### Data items
* BEGIN *

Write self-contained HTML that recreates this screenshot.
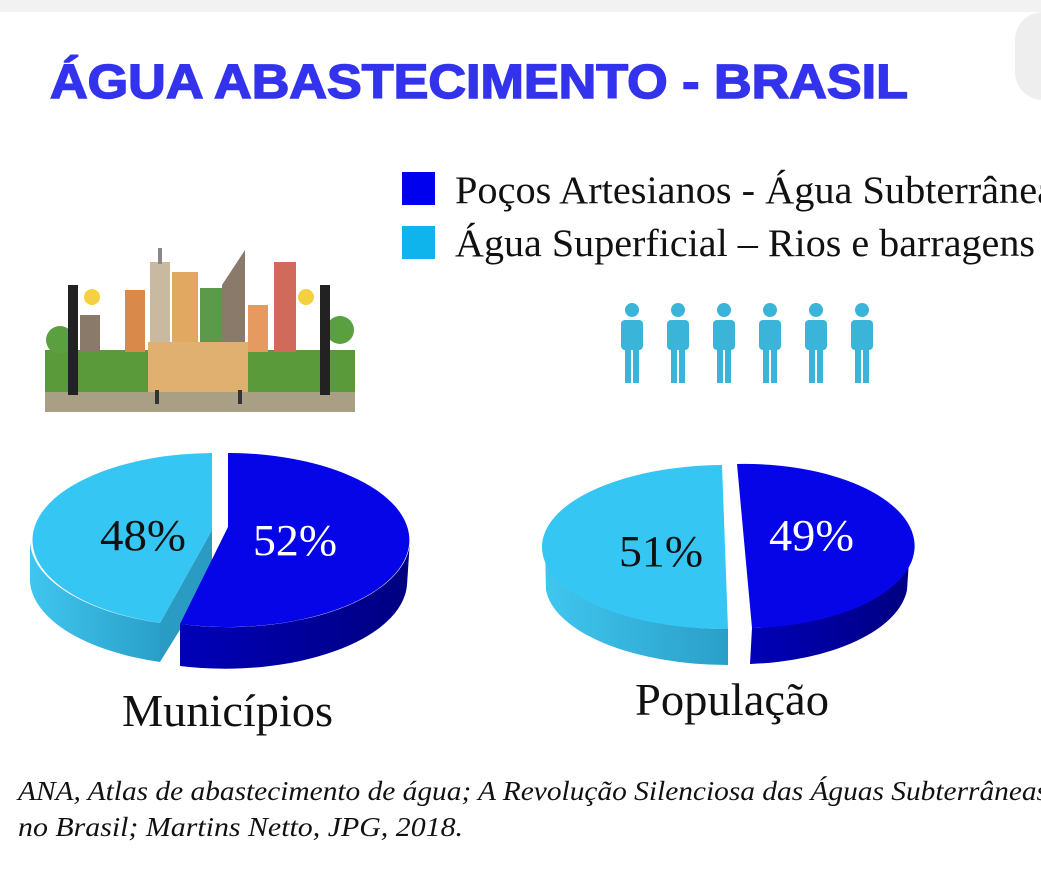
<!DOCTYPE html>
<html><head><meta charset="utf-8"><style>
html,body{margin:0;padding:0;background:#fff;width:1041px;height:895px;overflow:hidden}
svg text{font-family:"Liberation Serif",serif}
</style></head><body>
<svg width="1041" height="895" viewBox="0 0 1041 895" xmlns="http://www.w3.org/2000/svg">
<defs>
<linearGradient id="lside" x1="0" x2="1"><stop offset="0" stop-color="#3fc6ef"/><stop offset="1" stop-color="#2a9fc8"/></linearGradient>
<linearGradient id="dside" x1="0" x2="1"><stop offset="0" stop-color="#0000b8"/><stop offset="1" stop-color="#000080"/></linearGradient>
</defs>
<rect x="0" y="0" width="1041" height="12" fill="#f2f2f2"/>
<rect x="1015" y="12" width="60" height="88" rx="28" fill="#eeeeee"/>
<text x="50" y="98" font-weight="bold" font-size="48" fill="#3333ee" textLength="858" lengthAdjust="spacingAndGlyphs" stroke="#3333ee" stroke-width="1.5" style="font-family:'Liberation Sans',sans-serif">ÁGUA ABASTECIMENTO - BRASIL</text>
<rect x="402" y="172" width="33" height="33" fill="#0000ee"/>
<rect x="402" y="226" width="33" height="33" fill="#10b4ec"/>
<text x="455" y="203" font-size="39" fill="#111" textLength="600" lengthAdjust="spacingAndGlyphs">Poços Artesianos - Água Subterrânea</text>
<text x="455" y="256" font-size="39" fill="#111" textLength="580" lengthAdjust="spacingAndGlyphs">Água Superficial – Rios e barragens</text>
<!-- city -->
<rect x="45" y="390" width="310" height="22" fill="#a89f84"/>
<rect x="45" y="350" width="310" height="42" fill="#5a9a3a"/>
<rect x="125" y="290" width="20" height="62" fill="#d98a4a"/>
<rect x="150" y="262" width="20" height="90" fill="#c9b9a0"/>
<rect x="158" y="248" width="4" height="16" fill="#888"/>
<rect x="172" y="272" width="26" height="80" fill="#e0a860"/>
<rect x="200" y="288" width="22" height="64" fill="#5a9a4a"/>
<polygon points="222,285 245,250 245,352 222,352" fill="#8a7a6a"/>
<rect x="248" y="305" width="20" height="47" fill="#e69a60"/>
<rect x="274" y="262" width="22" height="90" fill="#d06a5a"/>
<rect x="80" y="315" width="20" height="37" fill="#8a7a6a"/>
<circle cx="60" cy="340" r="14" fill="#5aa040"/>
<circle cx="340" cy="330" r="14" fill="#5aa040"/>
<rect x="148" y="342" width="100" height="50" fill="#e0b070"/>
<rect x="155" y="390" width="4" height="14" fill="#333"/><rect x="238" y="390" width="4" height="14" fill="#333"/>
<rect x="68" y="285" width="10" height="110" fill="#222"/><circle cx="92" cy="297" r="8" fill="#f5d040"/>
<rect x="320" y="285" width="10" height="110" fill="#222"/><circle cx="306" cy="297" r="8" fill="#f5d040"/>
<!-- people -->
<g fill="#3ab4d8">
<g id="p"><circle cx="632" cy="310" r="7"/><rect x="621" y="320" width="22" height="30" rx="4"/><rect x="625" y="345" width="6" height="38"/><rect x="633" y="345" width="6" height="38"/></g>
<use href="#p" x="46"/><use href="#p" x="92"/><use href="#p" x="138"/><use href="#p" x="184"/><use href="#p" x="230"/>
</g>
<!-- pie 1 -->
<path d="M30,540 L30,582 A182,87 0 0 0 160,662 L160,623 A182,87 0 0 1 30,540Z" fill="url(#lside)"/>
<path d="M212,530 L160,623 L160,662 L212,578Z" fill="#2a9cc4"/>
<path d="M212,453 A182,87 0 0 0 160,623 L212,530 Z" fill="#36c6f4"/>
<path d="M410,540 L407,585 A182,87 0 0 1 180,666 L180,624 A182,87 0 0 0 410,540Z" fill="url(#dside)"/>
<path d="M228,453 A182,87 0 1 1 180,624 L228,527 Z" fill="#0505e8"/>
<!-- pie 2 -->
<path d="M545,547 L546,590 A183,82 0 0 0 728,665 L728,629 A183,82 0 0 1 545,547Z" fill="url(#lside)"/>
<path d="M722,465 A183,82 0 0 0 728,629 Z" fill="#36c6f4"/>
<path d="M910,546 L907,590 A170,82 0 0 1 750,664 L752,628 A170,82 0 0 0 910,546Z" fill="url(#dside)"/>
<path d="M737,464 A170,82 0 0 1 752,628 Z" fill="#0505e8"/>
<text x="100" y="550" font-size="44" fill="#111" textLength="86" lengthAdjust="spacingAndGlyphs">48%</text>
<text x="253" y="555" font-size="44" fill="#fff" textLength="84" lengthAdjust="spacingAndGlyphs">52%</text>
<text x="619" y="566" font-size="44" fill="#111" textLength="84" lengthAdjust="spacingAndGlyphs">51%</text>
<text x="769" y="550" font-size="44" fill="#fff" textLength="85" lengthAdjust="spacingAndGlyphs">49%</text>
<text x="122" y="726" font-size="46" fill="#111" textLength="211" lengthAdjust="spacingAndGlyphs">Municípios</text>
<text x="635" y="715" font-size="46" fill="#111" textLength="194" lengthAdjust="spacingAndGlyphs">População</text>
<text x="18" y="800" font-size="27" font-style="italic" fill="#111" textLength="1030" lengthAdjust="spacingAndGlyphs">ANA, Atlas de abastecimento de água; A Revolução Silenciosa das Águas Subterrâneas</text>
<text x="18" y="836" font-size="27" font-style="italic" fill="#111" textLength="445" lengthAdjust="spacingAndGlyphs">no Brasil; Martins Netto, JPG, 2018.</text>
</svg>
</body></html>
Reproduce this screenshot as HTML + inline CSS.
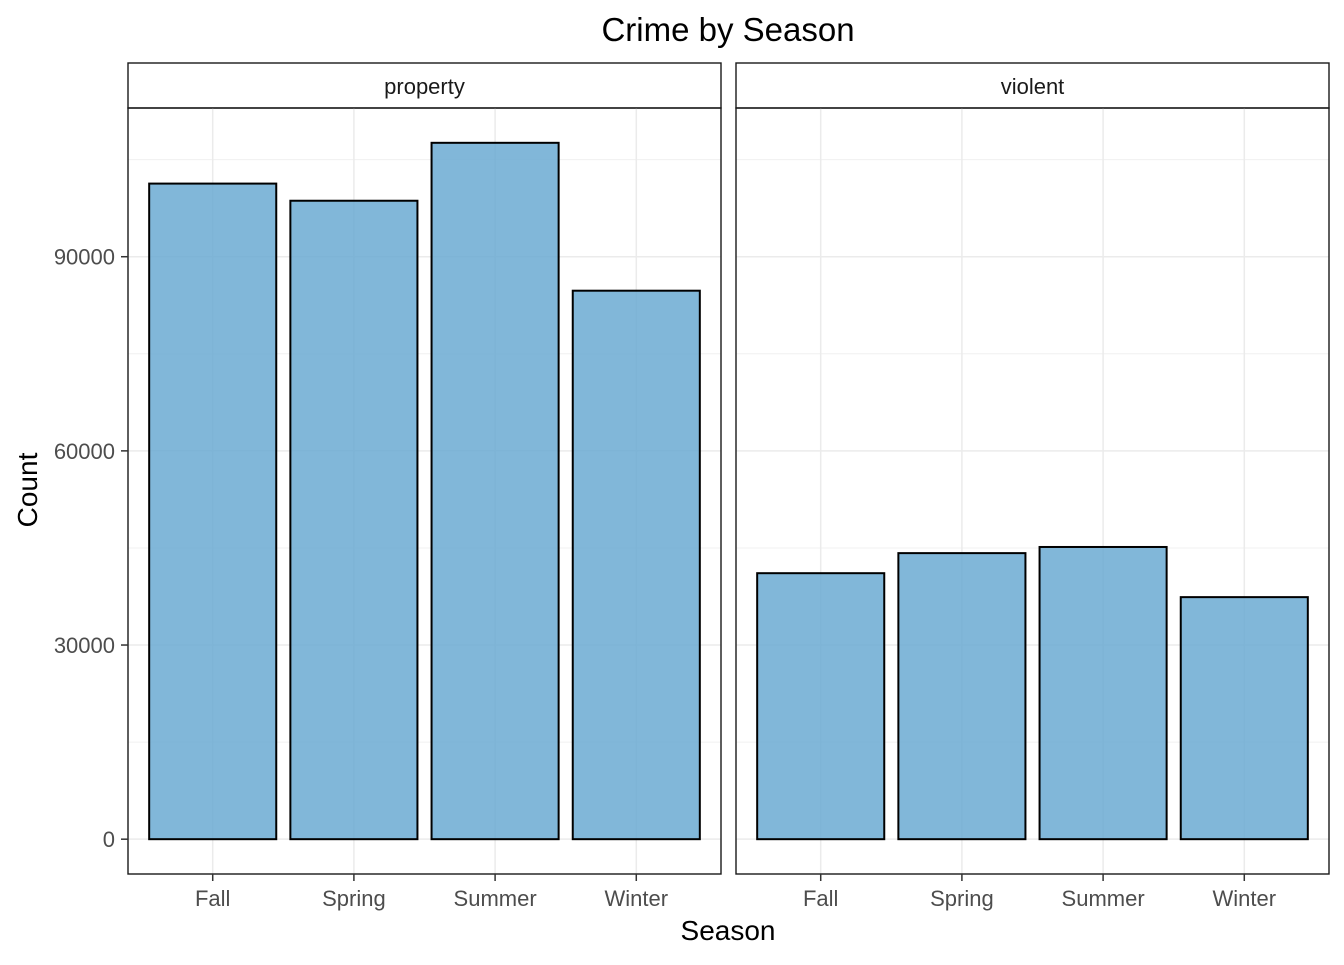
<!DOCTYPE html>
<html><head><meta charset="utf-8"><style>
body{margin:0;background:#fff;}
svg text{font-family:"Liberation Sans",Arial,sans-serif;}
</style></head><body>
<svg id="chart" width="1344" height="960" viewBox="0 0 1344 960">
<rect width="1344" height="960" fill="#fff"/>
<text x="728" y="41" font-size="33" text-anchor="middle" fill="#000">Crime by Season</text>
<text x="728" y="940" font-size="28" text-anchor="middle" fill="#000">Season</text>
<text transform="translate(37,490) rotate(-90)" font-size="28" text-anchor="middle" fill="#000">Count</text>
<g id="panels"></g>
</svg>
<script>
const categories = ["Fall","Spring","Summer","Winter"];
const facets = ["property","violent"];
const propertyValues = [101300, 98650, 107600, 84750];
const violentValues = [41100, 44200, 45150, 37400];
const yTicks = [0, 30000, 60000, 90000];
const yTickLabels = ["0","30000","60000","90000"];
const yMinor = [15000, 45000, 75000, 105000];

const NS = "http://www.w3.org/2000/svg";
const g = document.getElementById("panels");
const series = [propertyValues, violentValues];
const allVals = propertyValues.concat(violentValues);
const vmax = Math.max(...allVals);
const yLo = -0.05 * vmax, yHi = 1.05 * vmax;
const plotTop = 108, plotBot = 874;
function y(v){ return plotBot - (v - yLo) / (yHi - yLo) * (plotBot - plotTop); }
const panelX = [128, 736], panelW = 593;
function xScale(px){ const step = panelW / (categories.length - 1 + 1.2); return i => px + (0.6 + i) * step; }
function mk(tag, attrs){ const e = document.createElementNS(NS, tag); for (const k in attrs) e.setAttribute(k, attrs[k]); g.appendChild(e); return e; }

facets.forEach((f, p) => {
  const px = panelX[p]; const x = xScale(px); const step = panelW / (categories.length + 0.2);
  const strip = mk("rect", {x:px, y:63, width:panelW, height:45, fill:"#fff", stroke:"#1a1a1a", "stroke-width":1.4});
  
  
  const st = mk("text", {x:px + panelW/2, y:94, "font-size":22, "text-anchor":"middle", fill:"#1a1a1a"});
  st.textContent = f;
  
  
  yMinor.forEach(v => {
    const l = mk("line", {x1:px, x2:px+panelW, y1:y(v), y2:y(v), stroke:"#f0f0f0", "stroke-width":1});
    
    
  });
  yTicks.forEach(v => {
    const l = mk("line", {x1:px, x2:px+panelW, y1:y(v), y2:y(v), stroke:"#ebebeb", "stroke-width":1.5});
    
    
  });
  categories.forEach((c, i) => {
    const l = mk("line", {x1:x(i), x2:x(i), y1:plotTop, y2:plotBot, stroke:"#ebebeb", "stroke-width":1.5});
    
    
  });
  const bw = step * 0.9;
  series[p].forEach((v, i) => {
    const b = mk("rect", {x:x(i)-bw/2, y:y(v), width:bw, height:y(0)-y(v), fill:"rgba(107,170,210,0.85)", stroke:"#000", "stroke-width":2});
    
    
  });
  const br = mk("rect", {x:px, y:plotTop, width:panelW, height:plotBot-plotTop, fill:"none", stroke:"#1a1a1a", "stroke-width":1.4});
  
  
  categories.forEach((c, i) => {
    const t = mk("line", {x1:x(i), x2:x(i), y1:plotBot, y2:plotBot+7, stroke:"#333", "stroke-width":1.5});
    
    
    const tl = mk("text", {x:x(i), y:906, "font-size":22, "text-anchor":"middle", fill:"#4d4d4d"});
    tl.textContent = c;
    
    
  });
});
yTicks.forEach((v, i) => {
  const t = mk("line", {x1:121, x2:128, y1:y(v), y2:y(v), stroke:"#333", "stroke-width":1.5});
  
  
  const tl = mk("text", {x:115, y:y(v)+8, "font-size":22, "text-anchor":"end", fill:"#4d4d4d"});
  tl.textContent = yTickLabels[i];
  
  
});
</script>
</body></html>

* END *

### Description of the task
Copy out the lines that hold "this".

### Output
Write self-contained HTML that recreates this screenshot.
Reproduce this screenshot as HTML + inline CSS.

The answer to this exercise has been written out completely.